Dracula: The Bloody Truth review – defanged comedy stretches the joke too far

Dracula: The Bloody Truth review – defanged comedy stretches the joke too far

Octagon, Bolton
Bram Stoker’s novel gets redone in the style of The Play That Goes Wrong, in an energetically performed but ultimately feeble farce

We have a cost of living crisis and a boring election and a summer that keeps stalling and, for all I know, maybe audiences have an appetite for a comedy take on Dracula – a novel famed for not being in the least bit funny. It would be hard to begrudge them such innocent pleasure – especially when it’s performed with the elan of this Octagon/Stephen Joseph theatre co-production. But, really, it is feeble stuff.

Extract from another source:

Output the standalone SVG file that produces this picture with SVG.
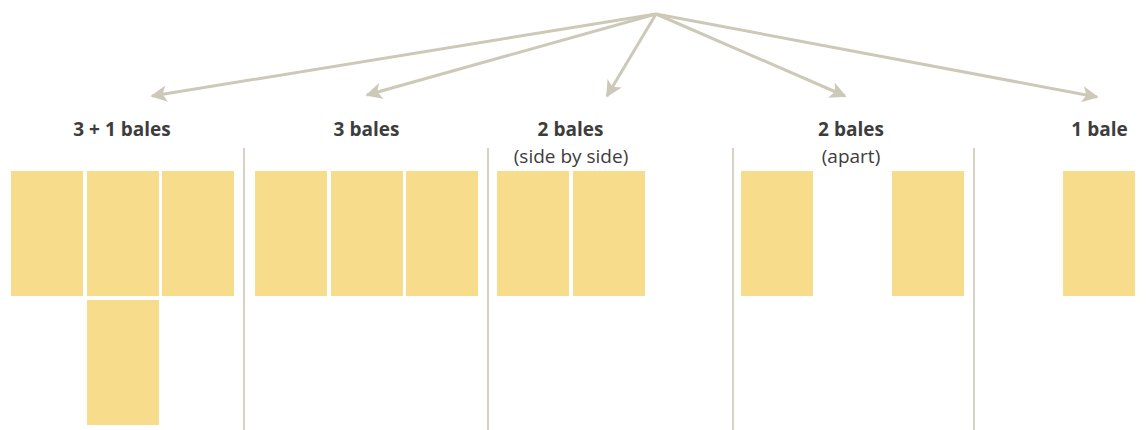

Written by John Nicholson and the theatre company Le Navet Bete (aka Al Dunn, Nick Bunt and Matt Freeman), the Bram Stoker reworking follows in the tradition of the Farndale Avenue Housing Estate Townswomen’s Guild Dramatic Society, National Theatre of Brent and, latterly, The Play That Goes Wrong. The joke is that Professor Van Helsing (Chris Hannon) wants to tell the true story of the Transylvanian count, not the version pedalled by Stoker – “you are here to be educated not entertained” – and has recruited three hapless actors to play it out with the minimum of artifice.